After a few months I moved out of my parents’ house and into a row home in South Philly to begin my journalism career. I started my postgraduate life much like my undergrad one — as a single woman with no dating prospects.

Shortly after I moved, I had a date. I called my mom to tell her I had forgotten a few of my belongings at home. She asked what I was up to that night. I told her I was going on a date with a white guy. She roared with laughter, thanking me for being upfront. I broke the news that my new romantic prospect was Republication, knowing that wouldn’t sit right with my blue-collar Democrat family. She groaned and pondered the lesser of two evils.

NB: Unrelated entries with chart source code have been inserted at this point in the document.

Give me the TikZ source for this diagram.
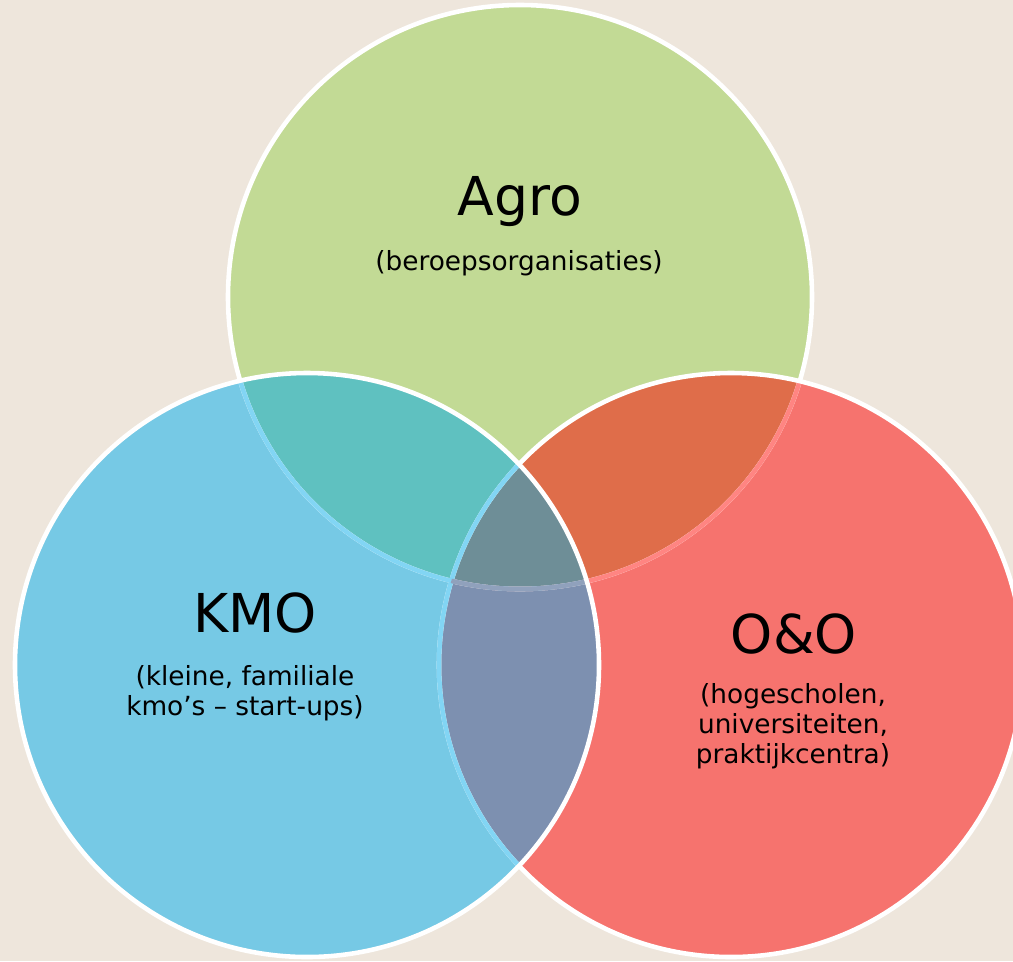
\documentclass[tikz,border=0pt]{standalone}
\usepackage{fontspec}
\setmainfont{DejaVu Sans}

\definecolor{paper}{HTML}{EEE6DC}
\definecolor{agrogreen}{HTML}{C2DA95}
\definecolor{kmoblue}{HTML}{76C9E5}
\definecolor{oored}{HTML}{F6736E}
\definecolor{agrokmo}{HTML}{5FC1C0}
\definecolor{agrooo}{HTML}{DF6D4A}
\definecolor{kmooo}{HTML}{7D90B0}
\definecolor{allthree}{HTML}{6E8E97}
\definecolor{blueline}{HTML}{82D5F4}
\definecolor{redline}{HTML}{FF8582}

\tikzset{
	rim/.style={draw=white, line width=2.6pt},
	title/.style={font=\fontsize{30.5}{36}\selectfont, inner sep=0pt, anchor=base},
	sub/.style={font=\fontsize{15}{17.2}\selectfont, align=center, inner sep=0pt}
}

\begin{document}
\begin{tikzpicture}[x=0.02cm, y=-0.02cm]
	\useasboundingbox (0,0) rectangle (1013,961);
	\fill[paper] (0,0) rectangle (1013,961);

	\coordinate (agro) at (520,297);
	\coordinate (kmo) at (307,665);
	\coordinate (oo) at (731,665);

	% the three discs
	\fill[agrogreen] (agro) circle (292);
	\fill[oored] (oo) circle (292);
	\fill[kmoblue] (kmo) circle (292);

	% overlaps
	\begin{scope}
		\clip (agro) circle (292);
		\fill[agrokmo] (kmo) circle (292);
		\fill[agrooo] (oo) circle (292);
	\end{scope}
	\begin{scope}
		\clip (kmo) circle (292);
		\fill[kmooo] (oo) circle (292);
		\clip (oo) circle (292);
		\fill[allthree] (agro) circle (292);
	\end{scope}

	% rims
	\draw[rim] (agro) circle (292);
	\begin{scope}
		\clip (oo) circle (292);
		\draw[rim, draw=redline] (agro) circle (292);
	\end{scope}
	\draw[rim] (oo) circle (292);
	\begin{scope}
		\clip (kmo) circle (292);
		\draw[rim, draw=blueline] (agro) circle (292);
		\draw[rim, draw=blueline] (oo) circle (292);
		\clip (oo) circle (292);
		\draw[draw=kmooo!85!white, line width=2.6pt] (agro) circle (292);
	\end{scope}
	\draw[rim] (kmo) circle (292);

	% labels
	\node[title] (agrotitle) at (520,215) {Agro};
	\node[sub] (agrosub) at (519,263) {(beroepsorganisaties)};

	\node[title] (kmotitle) at (255,632) {KMO};
	\node[sub] (kmosub) at (245,693) {(kleine, familiale\\kmo’s – start-ups)};

	\node[title] (ootitle) at (794,653) {O\&O};
	\node[sub] (oosub) at (793,726) {(hogescholen,\\universiteiten,\\praktijkcentra)};
\end{tikzpicture}
\end{document}
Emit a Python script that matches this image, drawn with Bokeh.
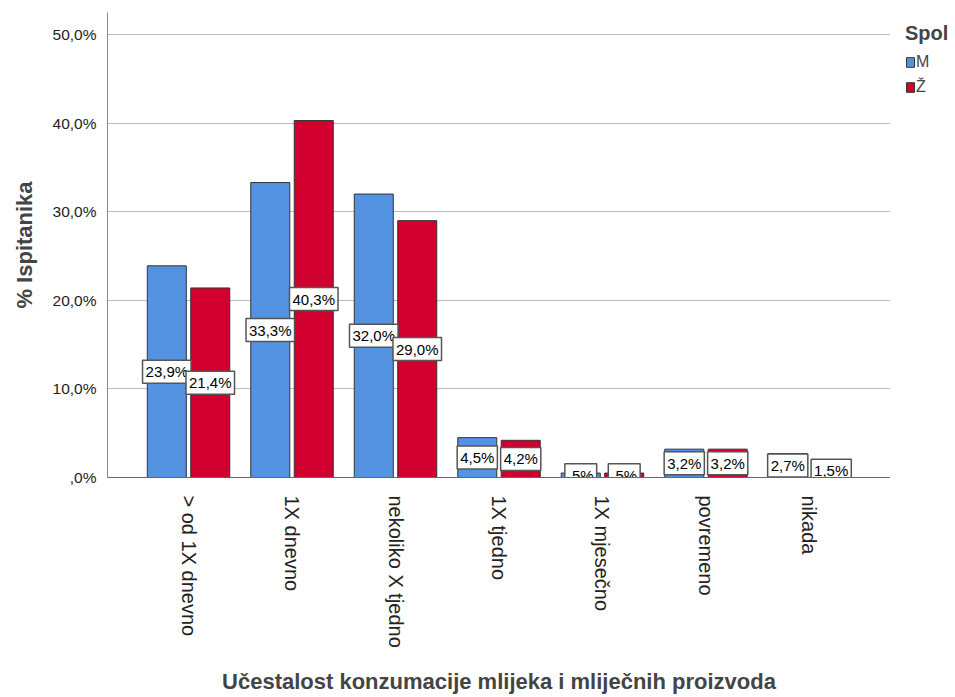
import math
from bokeh.plotting import figure
from bokeh.layouts import row
from bokeh.models import (ColumnDataSource, FactorRange, FixedTicker,
                          Legend, LegendItem, Range1d)
from bokeh.core.properties import value
from bokeh.transform import dodge
from bokeh.embed import file_html
from bokeh.resources import INLINE

categories = ["> od 1X dnevno", "1X dnevno", "nekoliko X tjedno", "1X tjedno",
              "1X mjesečno", "povremeno", "nikada"]
m_values = [23.9, 33.3, 32.0, 4.5, 0.5, 3.2, 2.7]
z_values = [21.4, 40.3, 29.0, 4.2, 0.5, 3.2, 1.5]
y_ticks = [0, 10, 20, 30, 40, 50]
y_tick_labels = [",0%", "10,0%", "20,0%", "30,0%", "40,0%", "50,0%"]
series_names = ["M", "Ž"]
legend_title = "Spol"

BLUE = "#5393E1"
RED = "#D2002E"
FONT = "Liberation Sans"

TOP, BOTTOM = 12, 219


def fmt(v):
    s = f"{v:.1f}".replace(".", ",")
    if s.startswith("0,"):
        s = s[1:]
    return s + "%"


src = ColumnDataSource(dict(
    cat=categories,
    m=m_values,
    z=z_values,
    m_mid=[v / 2 for v in m_values],
    z_mid=[v / 2 for v in z_values],
    m_lab=[fmt(v) for v in m_values],
    z_lab=[fmt(v) for v in z_values],
))

p = figure(
    width=890, height=696,
    x_range=FactorRange(*categories, range_padding=0.283, range_padding_units="absolute"),
    y_range=Range1d(0, 52.5),
    output_backend="svg", toolbar_location=None,
    min_border_left=107, min_border_top=TOP, min_border_bottom=BOTTOM, min_border_right=0,
)
p.outline_line_color = None
p.background_fill_color = "white"

off = 0.21
bw = 0.377
rm = p.vbar(x=dodge("cat", -off, range=p.x_range), top="m", bottom=0, width=bw, source=src,
            fill_color=BLUE, line_color="#333333", line_width=1)
rz = p.vbar(x=dodge("cat", off, range=p.x_range), top="z", bottom=0, width=bw, source=src,
            fill_color=RED, line_color="#333333", line_width=1)

for col_mid, col_lab, o in (("m_mid", "m_lab", -off), ("z_mid", "z_lab", off)):
    p.text(x=dodge("cat", o, range=p.x_range), y=col_mid, text=col_lab, source=src,
           text_align="center", text_baseline="middle",
           text_font=value(FONT), text_font_size="15px", text_color="black",
           background_fill_color="white", border_line_color="#555555",
           border_line_width=1.5, padding=3)

# axes
p.yaxis.ticker = FixedTicker(ticks=y_ticks)
p.yaxis.major_label_overrides = {t: l for t, l in zip(y_ticks, y_tick_labels)}
p.yaxis.major_label_text_font = FONT
p.yaxis.major_label_text_font_size = "15.5px"
p.yaxis.major_label_text_color = "#222222"
p.yaxis.major_tick_line_color = None
p.yaxis.minor_tick_line_color = None
p.yaxis.axis_line_color = "#888888"
p.yaxis.major_label_standoff = 5
p.yaxis.axis_label = "% Ispitanika"
p.yaxis.axis_label_text_font = FONT
p.yaxis.axis_label_text_font_style = "bold"
p.yaxis.axis_label_text_font_size = "22px"
p.yaxis.axis_label_standoff = 13

p.xaxis.major_label_orientation = -math.pi / 2
p.xaxis.major_label_text_font = FONT
p.xaxis.major_label_text_font_size = "20px"
p.xaxis.major_label_text_color = "#222222"
p.xaxis.major_tick_line_color = None
p.xaxis.minor_tick_line_color = None
p.xaxis.axis_line_color = "#666666"
p.xaxis.major_label_standoff = 12
p.xaxis.axis_label = "Učestalost konzumacije mlijeka i mliječnih proizvoda"
p.xaxis.axis_label_text_font = FONT
p.xaxis.axis_label_text_font_style = "bold"
p.xaxis.axis_label_text_font_size = "22px"
p.xaxis.axis_label_standoff = 18

p.xgrid.grid_line_color = None
p.ygrid.grid_line_color = "#BBBBBB"
p.ygrid.grid_line_width = 1

# legend panel (separate narrow figure to the right of the plot)
lg = figure(width=64, height=696, output_backend="svg", toolbar_location=None,
            x_axis_location=None, y_axis_location=None,
            min_border_left=5, min_border_right=0, min_border_top=TOP, min_border_bottom=BOTTOM,
            x_range=Range1d(0, 1), y_range=Range1d(0, 1))
lg.outline_line_color = None
lg.grid.grid_line_color = None
# swatch renderers for the legend, drawn outside the visible range
off_src = ColumnDataSource(dict(x=[5], top=[5]))
lm = lg.vbar(x="x", top="top", width=0.1, source=off_src, fill_color=BLUE, line_color="#333333")
lz = lg.vbar(x="x", top="top", width=0.1, source=off_src, fill_color=RED, line_color="#333333")

legend = Legend(
    items=[LegendItem(label=series_names[0], renderers=[lm]),
           LegendItem(label=series_names[1], renderers=[lz])],
    location="top_left",
    title=legend_title, title_text_font=FONT, title_text_font_style="bold",
    title_text_font_size="20px", title_standoff=8,
    label_text_font=FONT, label_text_font_size="16px",
    glyph_width=10, glyph_height=12, spacing=7, padding=0, margin=10,
    border_line_color=None, background_fill_alpha=0,
    label_standoff=1,
)
lg.add_layout(legend)

layout = row(p, lg, spacing=0)
open("out.html", "w").write(file_html(layout, INLINE))
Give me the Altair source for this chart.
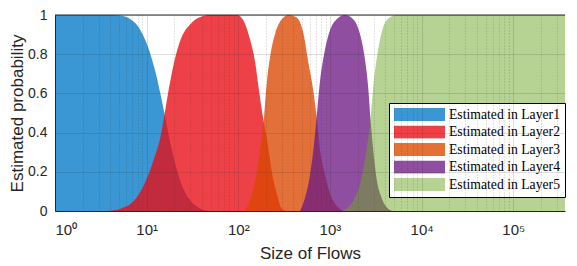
import altair as alt
import pandas as pd

layers = ["Estimated in Layer1", "Estimated in Layer2", "Estimated in Layer3",
          "Estimated in Layer4", "Estimated in Layer5"]

L1_x = [1, 3, 4.5, 5.2, 6.7, 8.6, 10.6, 12.5, 14.2, 15.7, 17.5, 19.9, 23.4, 30.1, 38.6, 49]
L1_y = [1, 1, 1, 0.997, 0.978, 0.921, 0.823, 0.708, 0.593, 0.495, 0.381, 0.265, 0.151, 0.053, 0.012, 0]

L2_x = [3.7, 5.2, 7.3, 9.4, 12.0, 14.2, 15.7, 17.5, 19.9, 23.4, 30.1, 38.6, 49.6, 96.8,
        114.5, 135, 153, 167, 181, 214, 232, 264, 298.5, 338]
L2_y = [0, 0.012, 0.053, 0.135, 0.265, 0.381, 0.495, 0.626, 0.757, 0.872, 0.954, 0.99, 1.0, 1.0,
        0.970, 0.872, 0.757, 0.626, 0.511, 0.315, 0.20, 0.086, 0.012, 0]

L3_x = [114.5, 124.3, 141, 159.7, 173.5, 191.7, 205, 222.8, 252.6, 298.5, 353, 434.5, 514, 582,
        660, 716, 778, 883, 1043, 1400]
L3_y = [0, 0.02, 0.086, 0.20, 0.315, 0.49, 0.659, 0.79, 0.905, 0.978, 1.0, 0.987, 0.905, 0.757,
        0.61, 0.48, 0.315, 0.184, 0.069, 0]

L4_x = [472, 535, 606, 660, 716, 778, 883, 1000, 1183, 1456, 1796, 2119, 2400, 2614, 2768, 2963,
        3220, 3648, 4314, 4887]
L4_y = [0, 0.069, 0.184, 0.315, 0.48, 0.659, 0.823, 0.921, 0.978, 1.0, 0.978, 0.905, 0.779, 0.63,
        0.47, 0.315, 0.167, 0.069, 0.012, 0]

L5_x = [1374, 1520, 1871, 2212, 2506, 2768, 3007, 3357, 3804, 4487, 5309, 500000]
L5_y = [0, 0.012, 0.069, 0.167, 0.315, 0.47, 0.659, 0.823, 0.938, 0.987, 1.0, 1.0]

# fill colours (drawn with the opacities below) and legend swatch colours (as seen on white)
colors = ["#027AC7", "#E90B13", "#DB4800", "#6F1C84", "#6DA727"]
opacities = [0.78, 0.78, 0.78, 0.78, 0.5]
swatch_colors = ["#3A97D3", "#EE4147", "#E37035", "#8F4E9F", "#B6D393"]

y_ticks = [0, 0.2, 0.4, 0.6, 0.8, 1.0]
x_max = 367000
x_ticks = [m * 10 ** k for k in range(0, 6) for m in range(1, 10) if m * 10 ** k <= x_max]

all_x = [L1_x, L2_x, L3_x, L4_x, L5_x]
all_y = [L1_y, L2_y, L3_y, L4_y, L5_y]

is_major = "abs(log(datum.value)/LN10 - round(log(datum.value)/LN10)) < 0.001"
label_expr = ("(" + is_major + ") ? '10' + ['⁰','¹','²','³','⁴','⁵','⁶'][round(log(datum.value)/LN10)] : ''")

FONT = "Liberation Sans"
TXT = "#262626"

x_enc = alt.X("size:Q",
              scale=alt.Scale(type="log", domain=[1, x_max], nice=False),
              axis=alt.Axis(values=x_ticks, labelExpr=label_expr, title="Size of Flows",
                            grid=True, gridColor=TXT,
                            gridDash={"condition": {"test": is_major, "value": []}, "value": [1, 2]},
                            gridOpacity={"condition": {"test": is_major, "value": 0.15}, "value": 0.25},
                            ticks=False, labelOverlap=False, labelPadding=11, titlePadding=8,
                            labelFontSize=15, titleFontSize=17, labelFont=FONT, titleFont=FONT,
                            labelColor=TXT, titleColor=TXT, titleFontWeight="normal",
                            domainColor=TXT, zindex=1))
y_enc = alt.Y("p:Q", stack=None,
              scale=alt.Scale(domain=[0, 1], nice=False),
              axis=alt.Axis(values=y_ticks, format=".1~f", title="Estimated probability",
                            grid=True, gridColor=TXT, gridOpacity=0.15,
                            ticks=False, labelOverlap=False, labelPadding=8, titlePadding=1,
                            labelFontSize=14, titleFontSize=17, labelFont=FONT, titleFont=FONT,
                            labelColor=TXT, titleColor=TXT, titleFontWeight="normal",
                            domainColor=TXT, zindex=1))

area_layers = []
for name, xs, ys, c, o in zip(layers, all_x, all_y, colors, opacities):
    d = pd.DataFrame({"size": xs, "p": ys})
    area_layers.append(
        alt.Chart(d).mark_area(interpolate="monotone", clip=True, color=c, opacity=o)
        .encode(x=x_enc, y=y_enc)
    )

legend_df = pd.DataFrame({"layer": layers})
legend_layer = alt.Chart(legend_df).mark_square(opacity=0, size=0).encode(
    x=alt.value(100), y=alt.value(100),
    color=alt.Color("layer:N", scale=alt.Scale(domain=layers, range=swatch_colors), title=None,
                    legend=alt.Legend(
                        orient="none", legendX=334, legendY=88,
                        symbolType="M-1,-0.255H1V0.255H-1Z", symbolSize=2601,
                        symbolStrokeWidth=0, symbolOpacity=1, clipHeight=13,
                        labelFont="Liberation Serif", labelFontSize=13.7, labelColor="black",
                        labelOffset=4, rowPadding=2.5, padding=5, strokeColor="black",
                        fillColor="white", cornerRadius=0, labelLimit=250)),
)

top_border = alt.Chart(pd.DataFrame({"p": [1.0]})).mark_rule(color=TXT, strokeWidth=1).encode(
    y=y_enc
)

chart = alt.layer(*area_layers, top_border, legend_layer).properties(
    width=510, height=196, padding=0).configure_view(stroke=None)

chart.save("out.html", embed_options={"renderer": "svg", "actions": False})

She offered to deliver the last of my stuff the following day. When my parents arrived, my dad was grinning. He asked how my date went. As I dangled the keys of my new house in my hands, I explained that I didn’t really click with the guy.

I kissed my parents on their cheeks, saying goodbye. As they left, my dad put his light, fair-skinned arm around my mom’s deep olive-toned shoulder.

“GeGe, when I came home with an Italian girl my parents hated it, “ my dad said, stretching out the syllables of the word hate.

“He’s right. Grandmom and Grandpop didn’t want him to date me,” my mom confirmed, nodding.

I melted. My dad has been going home with the same Italian girl for 30 years. His little comment—a quick remark he stuck in during a goodbye—was his way of telling me that when it comes to dating, it’s worth it to break your parents’ rules.